Joining Krause was Fuentes and Scirica in part, with Scirica dissenting in part. Arguing counsel were Tarah Ackerman of Allegheny Technologies (formerly of Jones Day) for the inmate, appointed by the court pro bono, and Timothy Judge of the US Attorney’s office in Scranton for the government.
Jutrowski v. Township of Riverdale — civil rights — partial affirmance — Krause
Several state troopers and local police officers participated in arresting a man for drunk driving. During the arrest, one of the officers kicked the man in the face while he was on the ground, hard enough to break the man’s nose and eye socket. But the officers had the man’s face pinned to the pavement when the bone-breaking kick was delivered, so the man didn’t see who did it. The officers — Riverdale police officers Travis Roemmele and Christopher Biro, NJ state troopers Jeffrey Heimbach and James Franchino–all denied that they were the one who kicked the man, and–critically–they all denied having seen who did. (Officer Biro’s dashcam video “allegedly did not record.”) The man sued for excessive force, and, today, the Third Circuit rejected his excessive force claim:
We are now called upon to outline the contours of this “personal involvement” requirement in § 1983 cases and to consider its application when a plaintiff who indisputably suffered a constitutional injury at the hands of one officer comes up against to the proverbial “blue wall of silence.” Despite the unfortunate situation created for plaintiffs like Jutrowski who are unable to identify their attackers through no fault of their own, we hold that a plaintiff alleging that one or more officers engaged in unconstitutional conduct must establish the “personal involvement” of each named defendant to survive summary judgment and take that defendant to trial.

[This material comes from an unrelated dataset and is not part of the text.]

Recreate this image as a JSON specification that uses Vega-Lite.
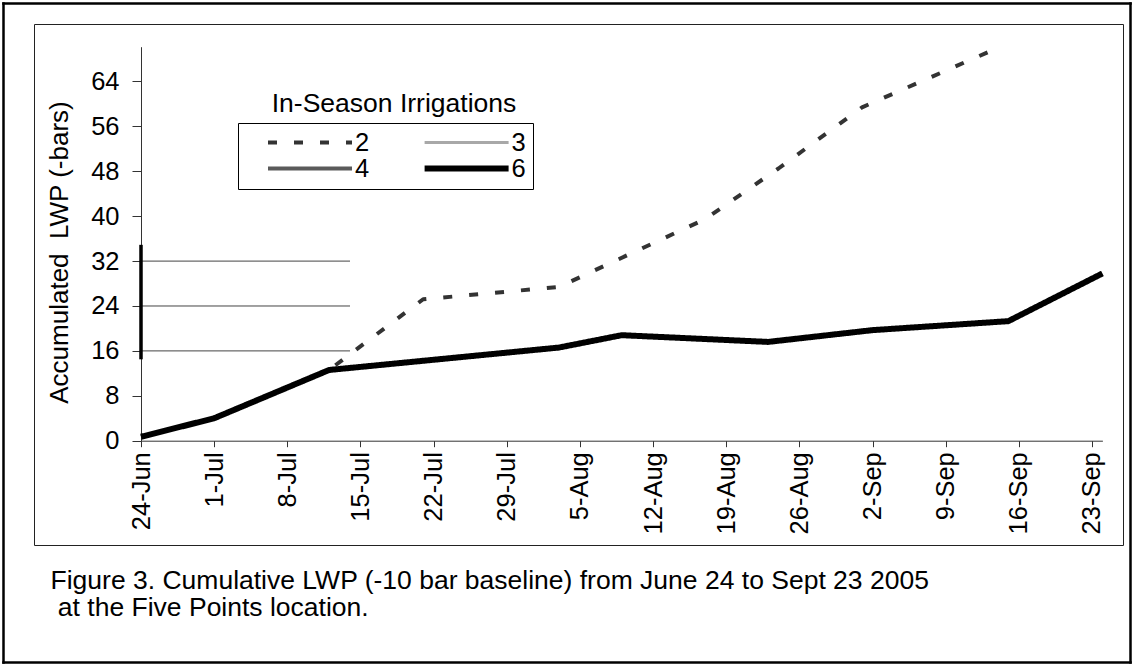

Unfortunate situation indeed. Because the man couldn’t identify after discovery which of the officers present delivered the kick, the Third Circuit affirmed dismissal of his excessive force claim against them all. On the bright side:
Nonetheless, where a plaintiff adduces sufficient evidence of an after-the-fact conspiracy to cover up misconduct, even of an unidentified officer, he may be able to state a claim under § 1983 for the violation of a different constitutional right: the due process right of access to the courts. Such is the case here.

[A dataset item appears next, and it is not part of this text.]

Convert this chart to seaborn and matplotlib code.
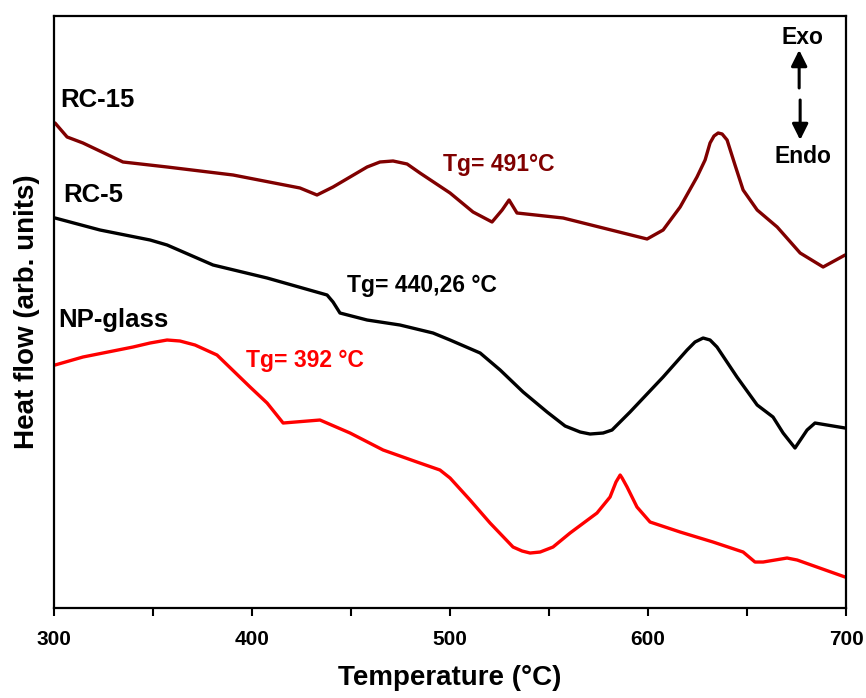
import matplotlib
matplotlib.use("Agg")
import matplotlib.pyplot as plt
import seaborn as sns
import pandas as pd

# ---- data ----
rc15_T = [300.5, 306.6, 314.6, 334.8, 357.1, 390.4, 424.2, 432.8, 440.9, 449.5, 458.1, 464.6,
          471.2, 478.3, 484.8, 500.0, 511.6, 521.2, 526.3, 529.8, 533.8, 557.1, 599.5, 607.6,
          616.2, 624.7, 628.8, 631.3, 633.3, 635.4, 637.4, 639.9, 643.9, 648.0, 655.1, 665.2,
          676.8, 688.4, 699.5]
rc15_y = [485, 471, 465, 446, 441, 433, 420, 413, 421, 431, 441, 446,
          447, 444, 435, 415, 396, 386, 398, 408, 395, 390, 369, 378,
          401, 431, 448, 465, 472, 475, 474, 468, 443, 418, 398, 381,
          355, 341, 353]

rc5_T = [300.5, 323.2, 348.5, 357.1, 380.3, 407.6, 437.9, 440.9, 444.4, 458.1, 474.7, 491.4,
         500.0, 515.2, 525.3, 536.9, 549.0, 558.1, 565.7, 570.7, 577.3, 581.8, 590.9, 607.6,
         619.7, 623.7, 627.8, 631.3, 634.8, 644.9, 655.1, 663.1, 668.2, 674.2, 680.3, 684.3,
         699.5]
rc5_y = [390, 378, 368, 363, 343, 330, 313, 306, 295, 288, 283, 275,
         268, 255, 238, 216, 196, 182, 176, 174, 175, 178, 196, 231,
         258, 266, 270, 268, 261, 231, 203, 191, 175, 160, 178, 185,
         180]

np_T = [300.5, 314.6, 339.9, 348.5, 357.1, 363.6, 371.2, 382.3, 399.0, 407.6, 415.7, 434.3,
        449.5, 466.2, 483.3, 494.9, 500.0, 510.1, 520.2, 531.8, 536.4, 540.4, 545.5, 552.0,
        560.6, 574.2, 580.8, 583.8, 585.9, 586.9, 589.4, 594.4, 601.0, 616.2, 632.8, 648.0,
        654.0, 658.1, 670.2, 675.3, 699.5]
np_y = [243, 251, 261, 265, 268, 267, 263, 253, 221, 205, 185, 188,
        175, 158, 146, 138, 130, 108, 85, 61, 57, 55, 56, 61,
        75, 95, 111, 126, 133, 130, 121, 101, 86, 76, 66, 56,
        46, 46, 50, 48, 31]

series = [("RC-15", rc15_T, rc15_y, "#800000"),
          ("RC-5", rc5_T, rc5_y, "#000000"),
          ("NP-glass", np_T, np_y, "#ff0000")]

sns.set_style("ticks")
plt.rcParams['font.family'] = ['Liberation Sans', 'DejaVu Sans']
plt.rcParams['font.weight'] = 'bold'
plt.rcParams['text.color'] = 'black'
plt.rcParams['axes.labelcolor'] = 'black'
plt.rcParams['xtick.color'] = 'black'

fig = plt.figure(figsize=(8.66, 6.98), dpi=100)
ax = fig.add_axes([0.0624, 0.1289, 0.9146, 0.8482])

for name, T, y, c in series:
    df = pd.DataFrame({"T": T, "y": y})
    sns.lineplot(data=df, x="T", y="y", ax=ax, color=c, linewidth=2.4, sort=False, estimator=None)

ax.set_xlim(300, 700)
ax.set_ylim(0, 592)
ax.set_xticks([300, 400, 500, 600, 700])
ax.set_xticks([350, 450, 550, 650], minor=True)
ax.set_yticks([])
ax.tick_params(axis='x', which='both', direction='out', length=6, width=1.5, labelsize=15, pad=10,
               colors='black')
for lab in ax.get_xticklabels():
    lab.set_fontweight('bold')
for sp in ax.spines.values():
    sp.set_linewidth(1.6)
    sp.set_color('black')

ax.set_xlabel("Temperature (°C)", fontsize=20, fontweight='bold', labelpad=11)
ax.set_ylabel("Heat flow (arb. units)", fontsize=20, fontweight='bold', labelpad=10)

ax.text(303, 508, "RC-15", fontsize=18.5, fontweight='bold', ha='left', va='center')
ax.text(304.5, 413, "RC-5", fontsize=18.5, fontweight='bold', ha='left', va='center')
ax.text(302, 288, "NP-glass", fontsize=18.5, fontweight='bold', ha='left', va='center')
ax.text(496.5, 443, "Tg= 491°C", fontsize=16.5, fontweight='bold', color="#800000", ha='left', va='center')
ax.text(448, 323, "Tg= 440,26 °C", fontsize=16.5, fontweight='bold', color="black", ha='left', va='center')
ax.text(397, 248, "Tg= 392 °C", fontsize=16.5, fontweight='bold', color="#ff0000", ha='left', va='center')

ax.text(678, 570, "Exo", fontsize=16.5, fontweight='bold', ha='center', va='center')
ax.text(678, 451, "Endo", fontsize=16.5, fontweight='bold', ha='center', va='center')
ax.annotate("", xy=(676.3, 558), xytext=(676.3, 520),
            arrowprops=dict(arrowstyle='-|>,head_length=0.6,head_width=0.3', color='black', lw=2.2,
                            mutation_scale=16, shrinkA=0, shrinkB=0))
ax.annotate("", xy=(676.8, 468), xytext=(676.8, 508),
            arrowprops=dict(arrowstyle='-|>,head_length=0.6,head_width=0.3', color='black', lw=2.2,
                            mutation_scale=16, shrinkA=0, shrinkB=0))

fig.savefig("out.png", dpi=100)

Joining Krause were Jordan and Greenberg. Arguing counsel were Robert Degroot of Newark for the kicked man, Anthony Seijas of Cleary Giacobbe for the Riverdale defendants, and Matthew Lynch of the NJ AG’s office for the state-trooper defendants.
Clemens v. New York Central Mutual Fire Insurance — civil — affirmance — Greenaway
The introduction, minus cites:
After a jury awarded him $100,000 in punitive damages under the Pennsylvania Bad Faith Statute, 42 Pa. Cons. Stat. § 8371, Appellant Bernie Clemens submitted a petition for over $900,000 in attorney’s fees from Appellee New York Central Mutual Fire Insurance Company (“NYCM”). The District Court denied this petition in its entirety, reasoning that it was not adequately supported and that the requested amount was grossly excessive given the nature of the case. Finding no abuse of discretion, we will affirm and, in doing so, take the opportunity to formally endorse a view already adopted by several other circuits—that is, where a fee-shifting statute provides a court discretion to award attorney’s fees, such discretion includes the ability to deny a fee request altogether when, under the circumstances, the amount requested is “outrageously excessive.”
The opinion hammered counsel’s failure to maintain contemporaneous time records for most of the litigation (the court expressed astonishment that counsel sought recovery of over $25,000 for 64.5 hours spent reconstructing their time records), submission of time entries like “Other” and “Communicate,” and submission of 562 hours of otherwise unexplained time for trial preparation for the one-week trial.
Joining Greenaway were Restrepo and Bibas. The case was decided without oral argument.